In fact, the five women seated directly behind Judge Kavanaugh were his mother Martha Kavanaugh, friend and supporter Laura Cox Kaplan, wife Ashley, school friend Suzanne Matan and former clerk Zina Bash.
"It was inevitable that when a picture from yesterday's hearing popped up, of the judge with three females sitting behind him, the wankerati of Twitter immediately assumed that they were just three regular all-American women staring in disgust at the rape beast of Bethesda," conservative commentator Mark Steyn wrote.
"In fact, they were Kavanaugh's wife, mother, and one of their dearest friends. And the reason they look like that is because they're crushed and broken by what Dianne Feinstein, (Richard) Blumenthal, (Sheldon) Whitehouse and the other whatever-it-takes Democrats chose to do to them."

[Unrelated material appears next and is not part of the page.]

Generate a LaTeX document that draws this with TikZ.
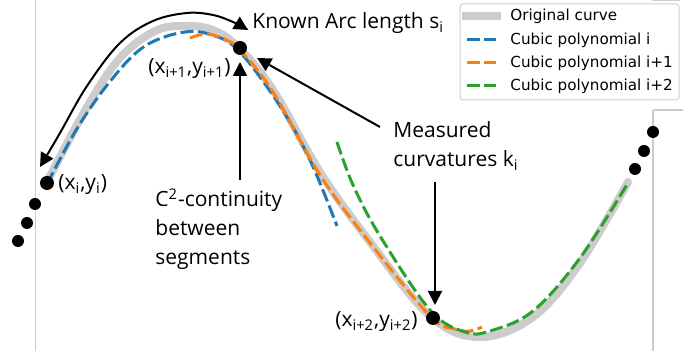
\documentclass[tikz,border=0pt]{standalone}
\usepackage{fontspec}
\setmainfont{Open Sans}
\newfontfamily\legfont{DejaVu Sans}
\usetikzlibrary{arrows.meta}
\definecolor{tabblue}{HTML}{1F77B4}
\definecolor{taborange}{HTML}{FF7F0E}
\definecolor{tabgreen}{HTML}{2CA02C}
\definecolor{curvegray}{HTML}{CCCCCC}
\definecolor{spinegray}{HTML}{CCCCCC}
\begin{document}
\begin{tikzpicture}[x=0.5pt,y=-0.5pt,
  orig/.style={curvegray, line width=4pt},
  poly/.style={line width=1.5pt, dash pattern=on 6.5pt off 2.2pt},
  arr/.style={line width=1pt, -{Triangle[length=7pt,width=7pt]}},
  arrboth/.style={line width=1pt, {Triangle[length=7pt,width=7pt]}-{Triangle[length=7pt,width=7pt]}},
  dot/.style={circle, fill=black, inner sep=0pt, minimum size=7pt},
  sdot/.style={circle, fill=black, inner sep=0pt, minimum size=6pt},
  lab/.style={font=\fontsize{10.5}{14.5}\selectfont, inner sep=0pt},
  legtext/.style={font=\legfont\fontsize{7.6}{9}\selectfont, inner sep=0pt, anchor=west},
  spine/.style={spinegray, line width=0.6pt}]
\useasboundingbox (0,0) rectangle (697,356);
% spines
\draw[spine] (35.5,0) -- (35.5,351);
\draw[spine] (653,110) -- (653,351);
\draw[spine] (653,110) -- (683,110);
\draw[spine] (652,0.6) -- (680,0.6);
% original curve
\draw[orig, line cap=round] plot[smooth, tension=0.6] coordinates {
 (48,180) (87,107) (120,58) (155,31) (185,26) (213,30) (239,48) (273,90)
 (320,172) (367,238) (430,316) (480,337) (533,317) (580,263) (628,182)};
% cubic polynomial i
\draw[poly, tabblue] plot[smooth, tension=0.6] coordinates {
 (47,184) (78,127) (112,79) (145,46) (185,32)
 (215,36) (240,52) (280,106) (310,160) (337,226)};
% cubic polynomial i+1
\draw[poly, taborange] plot[smooth, tension=0.6] coordinates {
 (190,38) (207,34) (226,40) (240,50) (273,92) (320,175)
 (367,239) (430,316) (455,329) (470,331) (482,327)};
% cubic polynomial i+2
\draw[poly, tabgreen] plot[smooth, tension=0.6] coordinates {
 (337,142) (353,185) (380,236) (430,310)
 (465,332) (490,331) (533,311) (580,258) (628,183)};
% points
\node[dot] (pi) at (47,183) {};
\node[dot] (pi1) at (240,48) {};
\node[dot] (pi2) at (433,318) {};
\node[sdot] (l1) at (35,204) {};
\node[sdot] (l2) at (27,223) {};
\node[sdot] (l3) at (18,241) {};
\node[sdot] (r1) at (653,132) {};
\node[sdot] (r2) at (644,151) {};
\node[sdot] (r3) at (635,169) {};
% labels
\node[lab, anchor=base west] (lpi) at (58,190) {(x\textsubscript{i},y\textsubscript{i})};
\node[lab, anchor=base west] (lpi1) at (148,74) {(x\textsubscript{i+1},y\textsubscript{i+1})};
\node[lab, anchor=base west] (lpi2) at (335,327) {(x\textsubscript{i+2},y\textsubscript{i+2})};
\node[lab, anchor=base west] (arc) at (252,29) {Known Arc length s\textsubscript{i}};
\node[lab, anchor=base west, align=left] (cont) at (155,265) {C\textsuperscript{2}-continuity\\between\\segments};
\node[lab, anchor=base west, align=left] (curv) at (393,167) {Measured\\curvatures k\textsubscript{i}};
% arrows
\coordinate (arcA) at (40,167);
\coordinate (arcB) at (248,30);
\draw[arrboth] plot[smooth, tension=0.6] coordinates {
 (arcA) (60,133) (87,86) (120,43) (153,21) (187,13) (213,15) (233,22) (arcB)};
\coordinate (contTop) at (240,180);
\coordinate (contTip) at (240,62);
\draw[arr] (contTop) -- (contTip);
\coordinate (curvA) at (380,127);
\coordinate (curvTip) at (257,58);
\draw[arr] (curvA) -- (curvTip);
\coordinate (curvB) at (435,182);
\coordinate (curvTip2) at (435,305);
\draw[arr] (curvB) -- (curvTip2);
% legend
\draw[gray!35, fill=white, rounded corners=1.5pt, line width=0.5pt] (460,4) rectangle (679,100);
\draw[curvegray, line width=4pt] (462,16) -- (501,16);
\draw[poly, tabblue] (467,40) -- (496,40);
\draw[poly, taborange] (467,63) -- (496,63);
\draw[poly, tabgreen] (467,86) -- (496,86);
\node[legtext] (lg1) at (510,16) {Original curve};
\node[legtext] (lg2) at (510,40) {Cubic polynomial i};
\node[legtext] (lg3) at (510,63) {Cubic polynomial i+1};
\node[legtext] (lg4) at (510,86) {Cubic polynomial i+2};
\end{tikzpicture}
\end{document}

The hyper-partisan battle over Donald Trump's second Supreme Court pick will continue this week after the US President ordered the FBI to investigate allegations of sexual misconduct by two women.
The concession came in response to a demand by retiring Republican Senator Jeff Flake, who could derail the nomination given the party's razor-thin majority in the Senate.
In addition to Dr Ford's claims, the FBI will look into an allegation by former Yale University classmate Deborah Ramirez that Judge Kavanaugh exposed himself to her at a drunken party.
The FBI will not look into a third allegation by Julie Swetnick, who alleged Judge Kavanaugh was present at a party decades ago where she was gang-raped.
It comes as a Reuters-Ipsos poll released on Sunday found four in 10 Americans believed the allegations, three in 10 did not, and the rest were unsure.
The poll of 2478 American adults was split largely on party lines, with about two-thirds of Democrats saying they believed the allegations and nearly two-thirds of Republicans saying they did not.
The poll also found 41 per cent of adults opposed Judge Kavanaugh for the Supreme Court, up about 5 percentage points from a similar poll conducted in late September.